My mom used to make sweet-&-sour meatballs from time to time, and I’m positive her sauce never came from a jar. Inspired by mom, I healthified the recipe even more with a gluten-free meatball and naturally sweetened sauce. Let’s just say my kids loved sweet-&-sour meatball night as much as I remember loving it!
gluten-free sweet & sour meatballs
adapted from a recipe by Against All Grain
yields 30-35 meatballs
- 1 lb ground lean pork
- 1 lb ground lean beef
- 2 eggs
- 1/3 cup almond meal
- 4 cloves garlic, minced
- 1 medium onion, grated or minced
- 2 tsp ground ginger
- 1 tbsp sesame oil
- generous pinch of salt
for the sauce:
- 3 cups tomato puree (about 1.5 glass bottles)
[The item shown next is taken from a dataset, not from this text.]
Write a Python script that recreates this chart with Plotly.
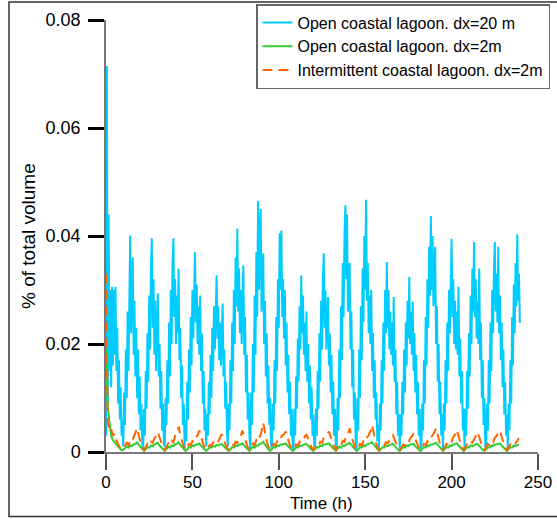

- 1 can (398 mL) pineapple chunks, pineapple and juice separated
- 1/3 cup honey
- 1/3 cup gluten-free soy sauce
- 2-3 tbsp apple cider vinegar
- 2 tbsp dijon mustard
- 1/2 tsp ground ginger
- 1/2 tsp onion powder
- 1 garlic clove, minced
- 1-2 bell peppers, roughly chopped
- salt & pepper
1. Preheat oven to 375 degrees and line a baking sheet with aluminum foil. 2. Combine sauce ingredients in large, wide pot, reserving pineapple chunks and bell peppers for later. 3. Bring sauce to a low boil; reduce to medium-low and simmer uncovered for 45 minutes until thick. Taste your sauce frequently; add more honey if needed for your tastes. 4. Meanwhile, combine meatball ingredients and roll into 1″ meatballs; place evenly on baking sheet. 5. Bake 12-15 minutes, flipping once. 6. Transfer meatballs (and drippings, if desired) to sweet and sour sauce. 7. Add pineapple chunks and peppers, and season with salt and pepper as needed; simmer on low, covered, 5-10 minutes.